Something that exchange workers and teachers have probably realized at one point or another during their time abroad is that compared to the rest of them, the United States is a baby of a nation state—a mere 241 years old! I bet each and every one of you can tell me about a time you’ve stood before an ancient temple in Thailand or an archaeological site in Peru  or a thousand year old church in Italy and thought to yourself “holy moly, this place is old!” You might have also realized that the U.S. is a blip in time compared to countries that have existed as states for several millennia.
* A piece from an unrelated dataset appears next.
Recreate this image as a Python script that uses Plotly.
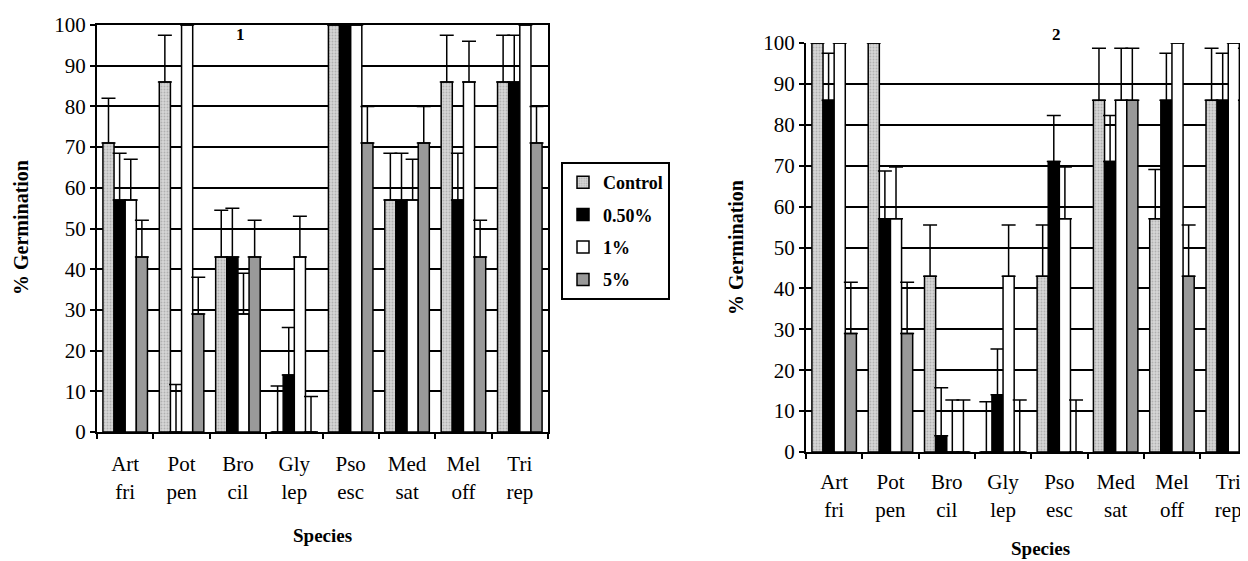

While most teachers will be coloring American flags this in the classroom around this time (hello easy peasy lesson on color names and culture!), it might be good to take a step back to think about what that flag means to you and the impressions of it that you would like to leave behind. You are as much a teacher as you are a global ambassador and for some of your students, you are their first impression of America! Think about how excited you are to learn about the Wai in Thailand, or the meaning of the color red in China, or the history behind Flamenco dancing in Spain. Your students feel the same way about your culture, so spread the wealth!  

Flag drawings

Teaching abroad is rewarding in so many ways (are you nodding with me here?). In addition to the obvious educational aspect, when you’re an ESL teacher abroad, you get to facilitate a rich exchange of language and culture. Teachers learn quickly that they are not only there to give classroom instruction, but as a liaison for their country. They also know that the huge responsibility that comes with that role can be both daunting and exciting! When in doubt, talk to other teachers. Ask how they might be presenting holidays or other cultural aspects or what they think of your lesson plans. Remember, we are all in this together as cultural representatives.

Ok, so no pressure here – let’s just take this one flight at a time. Start your lesson with a tune we all know this week, happy birthday to you, America!